## Data provided
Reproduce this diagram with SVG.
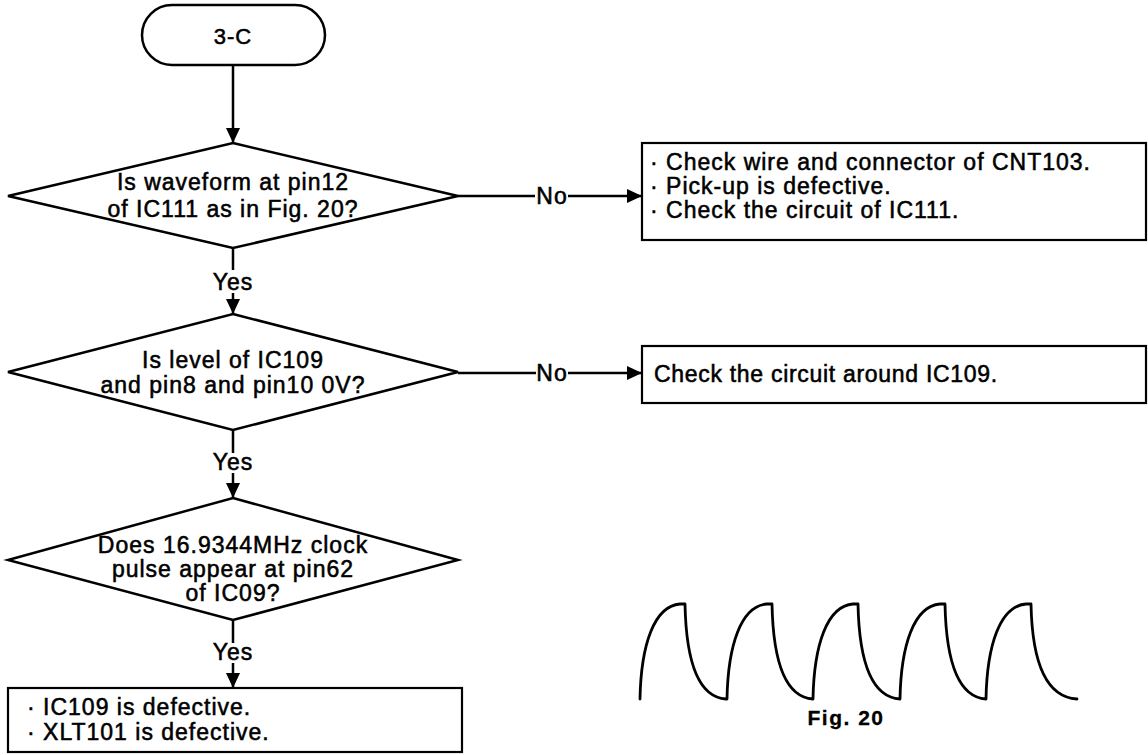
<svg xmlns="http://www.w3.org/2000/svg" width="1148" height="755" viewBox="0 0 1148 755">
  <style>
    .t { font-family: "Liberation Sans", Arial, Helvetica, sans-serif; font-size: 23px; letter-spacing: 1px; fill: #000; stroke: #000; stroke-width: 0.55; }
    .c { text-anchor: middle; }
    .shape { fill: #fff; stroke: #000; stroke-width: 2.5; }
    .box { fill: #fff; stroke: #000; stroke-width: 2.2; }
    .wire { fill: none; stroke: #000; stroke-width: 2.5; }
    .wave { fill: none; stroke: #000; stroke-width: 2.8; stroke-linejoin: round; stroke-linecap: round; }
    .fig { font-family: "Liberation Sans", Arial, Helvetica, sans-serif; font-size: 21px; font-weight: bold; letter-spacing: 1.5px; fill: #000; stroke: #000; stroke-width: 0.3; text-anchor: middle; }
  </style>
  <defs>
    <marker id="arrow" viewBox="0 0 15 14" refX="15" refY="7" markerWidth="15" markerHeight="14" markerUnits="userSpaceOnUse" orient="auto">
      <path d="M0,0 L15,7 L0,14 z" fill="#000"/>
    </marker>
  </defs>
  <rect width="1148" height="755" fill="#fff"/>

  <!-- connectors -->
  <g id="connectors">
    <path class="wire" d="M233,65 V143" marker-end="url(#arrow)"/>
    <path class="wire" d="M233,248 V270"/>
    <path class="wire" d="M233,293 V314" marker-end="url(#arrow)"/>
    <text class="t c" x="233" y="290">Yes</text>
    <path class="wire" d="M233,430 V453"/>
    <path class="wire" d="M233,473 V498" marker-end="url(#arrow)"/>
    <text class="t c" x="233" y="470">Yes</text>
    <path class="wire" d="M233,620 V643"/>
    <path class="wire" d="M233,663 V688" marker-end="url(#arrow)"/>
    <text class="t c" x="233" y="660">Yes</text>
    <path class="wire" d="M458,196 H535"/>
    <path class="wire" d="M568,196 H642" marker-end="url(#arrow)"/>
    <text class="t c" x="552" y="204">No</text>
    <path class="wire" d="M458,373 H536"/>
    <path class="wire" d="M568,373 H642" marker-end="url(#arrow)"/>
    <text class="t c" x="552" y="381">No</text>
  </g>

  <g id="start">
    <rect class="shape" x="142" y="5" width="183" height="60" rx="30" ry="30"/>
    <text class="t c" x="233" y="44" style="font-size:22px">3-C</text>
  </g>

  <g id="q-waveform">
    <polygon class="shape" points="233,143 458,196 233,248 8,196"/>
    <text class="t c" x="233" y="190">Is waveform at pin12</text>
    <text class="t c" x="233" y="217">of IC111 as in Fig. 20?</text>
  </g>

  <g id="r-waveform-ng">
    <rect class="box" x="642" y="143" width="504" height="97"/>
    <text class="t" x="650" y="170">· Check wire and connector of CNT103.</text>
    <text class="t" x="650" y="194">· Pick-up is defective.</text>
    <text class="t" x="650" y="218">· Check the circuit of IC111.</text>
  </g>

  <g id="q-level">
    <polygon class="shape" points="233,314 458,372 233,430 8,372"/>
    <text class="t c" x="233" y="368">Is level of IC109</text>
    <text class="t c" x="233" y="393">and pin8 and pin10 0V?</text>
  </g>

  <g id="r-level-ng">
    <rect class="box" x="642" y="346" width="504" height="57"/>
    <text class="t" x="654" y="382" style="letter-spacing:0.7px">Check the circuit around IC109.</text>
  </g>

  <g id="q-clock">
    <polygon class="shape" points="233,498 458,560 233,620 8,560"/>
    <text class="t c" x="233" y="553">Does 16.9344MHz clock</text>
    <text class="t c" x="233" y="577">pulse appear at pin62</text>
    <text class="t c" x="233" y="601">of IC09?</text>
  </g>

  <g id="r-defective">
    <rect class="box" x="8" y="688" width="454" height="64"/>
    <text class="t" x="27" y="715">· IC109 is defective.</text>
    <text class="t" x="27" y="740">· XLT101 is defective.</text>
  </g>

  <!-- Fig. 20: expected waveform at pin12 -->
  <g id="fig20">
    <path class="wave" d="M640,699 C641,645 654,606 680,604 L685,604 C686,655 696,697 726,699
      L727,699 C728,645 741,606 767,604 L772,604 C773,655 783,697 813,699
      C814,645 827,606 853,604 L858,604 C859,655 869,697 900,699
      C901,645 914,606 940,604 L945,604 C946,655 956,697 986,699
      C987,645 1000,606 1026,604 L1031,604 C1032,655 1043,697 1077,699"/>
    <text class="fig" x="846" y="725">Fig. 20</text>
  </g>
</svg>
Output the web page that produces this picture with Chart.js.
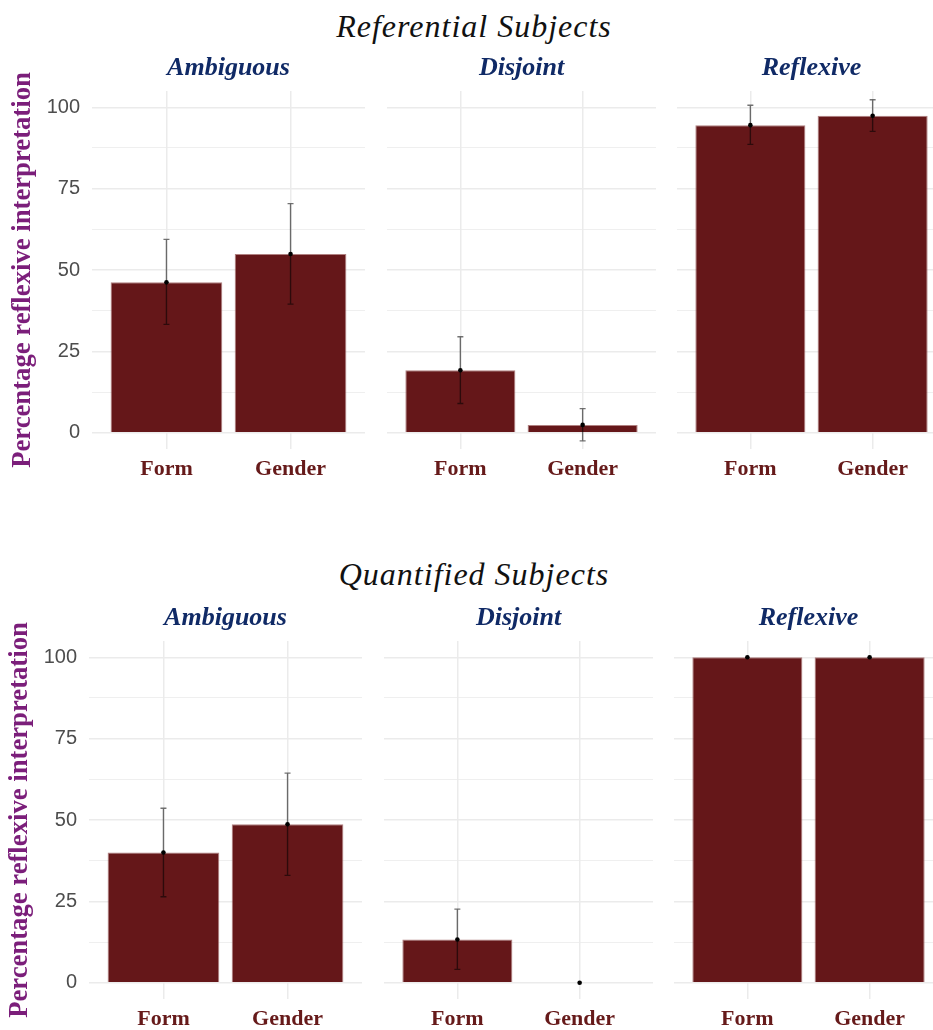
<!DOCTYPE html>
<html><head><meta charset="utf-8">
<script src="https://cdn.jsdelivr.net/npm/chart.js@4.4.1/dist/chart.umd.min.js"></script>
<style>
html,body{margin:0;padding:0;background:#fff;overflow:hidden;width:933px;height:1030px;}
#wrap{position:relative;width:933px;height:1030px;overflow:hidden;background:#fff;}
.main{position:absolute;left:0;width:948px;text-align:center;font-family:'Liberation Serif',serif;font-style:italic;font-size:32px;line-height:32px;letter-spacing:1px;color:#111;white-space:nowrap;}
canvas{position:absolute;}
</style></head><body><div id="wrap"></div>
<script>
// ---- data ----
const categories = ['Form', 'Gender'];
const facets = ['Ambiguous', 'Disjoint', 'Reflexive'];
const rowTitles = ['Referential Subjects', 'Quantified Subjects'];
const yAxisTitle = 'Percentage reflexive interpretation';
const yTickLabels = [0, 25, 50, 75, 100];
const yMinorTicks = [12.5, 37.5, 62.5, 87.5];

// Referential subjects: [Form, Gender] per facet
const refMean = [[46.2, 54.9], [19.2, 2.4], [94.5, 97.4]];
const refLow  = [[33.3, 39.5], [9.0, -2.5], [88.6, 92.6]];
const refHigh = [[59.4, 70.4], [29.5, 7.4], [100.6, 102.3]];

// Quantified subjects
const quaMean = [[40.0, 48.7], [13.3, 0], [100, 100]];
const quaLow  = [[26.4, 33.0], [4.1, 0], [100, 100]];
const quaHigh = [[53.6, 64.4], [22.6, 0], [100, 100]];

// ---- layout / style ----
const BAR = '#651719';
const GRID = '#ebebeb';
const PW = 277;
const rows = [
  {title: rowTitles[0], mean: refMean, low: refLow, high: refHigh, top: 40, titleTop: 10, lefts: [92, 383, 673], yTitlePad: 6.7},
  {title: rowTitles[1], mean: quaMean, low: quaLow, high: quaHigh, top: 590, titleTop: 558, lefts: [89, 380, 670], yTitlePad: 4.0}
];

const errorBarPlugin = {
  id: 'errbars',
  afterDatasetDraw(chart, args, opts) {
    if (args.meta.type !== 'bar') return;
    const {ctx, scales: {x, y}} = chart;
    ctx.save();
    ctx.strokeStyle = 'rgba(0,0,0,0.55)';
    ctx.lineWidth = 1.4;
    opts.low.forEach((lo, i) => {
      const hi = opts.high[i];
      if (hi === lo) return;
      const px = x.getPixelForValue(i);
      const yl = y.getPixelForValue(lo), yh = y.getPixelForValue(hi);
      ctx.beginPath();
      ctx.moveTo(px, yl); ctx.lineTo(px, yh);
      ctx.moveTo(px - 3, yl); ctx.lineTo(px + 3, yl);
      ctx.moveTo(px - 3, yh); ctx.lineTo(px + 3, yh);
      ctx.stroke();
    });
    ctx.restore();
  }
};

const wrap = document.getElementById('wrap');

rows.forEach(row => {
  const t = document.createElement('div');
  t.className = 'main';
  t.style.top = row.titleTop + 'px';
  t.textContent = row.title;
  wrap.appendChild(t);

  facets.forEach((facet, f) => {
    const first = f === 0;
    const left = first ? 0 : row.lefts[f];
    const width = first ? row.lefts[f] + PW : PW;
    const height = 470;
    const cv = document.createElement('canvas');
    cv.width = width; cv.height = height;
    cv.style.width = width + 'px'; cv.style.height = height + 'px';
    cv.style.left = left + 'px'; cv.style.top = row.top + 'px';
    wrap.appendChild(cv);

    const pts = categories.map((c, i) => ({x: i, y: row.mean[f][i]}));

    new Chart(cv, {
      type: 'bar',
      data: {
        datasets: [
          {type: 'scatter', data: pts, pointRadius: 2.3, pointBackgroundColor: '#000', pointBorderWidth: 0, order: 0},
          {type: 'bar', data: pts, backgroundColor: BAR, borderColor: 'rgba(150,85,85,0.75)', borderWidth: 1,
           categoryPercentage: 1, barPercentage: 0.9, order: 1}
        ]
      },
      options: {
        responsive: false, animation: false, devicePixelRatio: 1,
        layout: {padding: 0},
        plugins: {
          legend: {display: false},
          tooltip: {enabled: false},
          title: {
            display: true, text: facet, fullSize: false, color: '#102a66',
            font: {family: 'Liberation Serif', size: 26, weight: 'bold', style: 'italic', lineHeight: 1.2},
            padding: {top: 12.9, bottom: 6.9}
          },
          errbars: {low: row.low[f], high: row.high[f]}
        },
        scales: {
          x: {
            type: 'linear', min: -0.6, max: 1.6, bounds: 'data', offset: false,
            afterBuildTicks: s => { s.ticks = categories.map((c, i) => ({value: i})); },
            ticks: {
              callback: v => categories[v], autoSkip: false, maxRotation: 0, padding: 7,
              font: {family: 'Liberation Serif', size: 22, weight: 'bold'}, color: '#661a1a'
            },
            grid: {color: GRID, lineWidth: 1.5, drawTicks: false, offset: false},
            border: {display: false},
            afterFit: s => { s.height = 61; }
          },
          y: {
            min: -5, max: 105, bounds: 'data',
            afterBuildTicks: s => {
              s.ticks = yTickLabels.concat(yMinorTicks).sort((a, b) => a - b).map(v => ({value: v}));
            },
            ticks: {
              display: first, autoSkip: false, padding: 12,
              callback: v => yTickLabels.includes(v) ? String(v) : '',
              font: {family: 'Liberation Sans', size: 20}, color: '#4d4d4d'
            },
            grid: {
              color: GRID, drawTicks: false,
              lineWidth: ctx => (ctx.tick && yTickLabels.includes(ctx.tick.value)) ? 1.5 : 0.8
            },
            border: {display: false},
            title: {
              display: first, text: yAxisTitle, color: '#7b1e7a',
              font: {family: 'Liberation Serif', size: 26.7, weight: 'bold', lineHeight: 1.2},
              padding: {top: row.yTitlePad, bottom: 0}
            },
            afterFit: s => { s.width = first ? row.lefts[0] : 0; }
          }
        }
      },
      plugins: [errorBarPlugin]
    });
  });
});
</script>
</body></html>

## Instructions for the task
Scan the lines above for "this", then copy every one that has it.

## Expected answer
Reproduce this diagram with SVG.
Output the web page that produces this picture with Chart.js.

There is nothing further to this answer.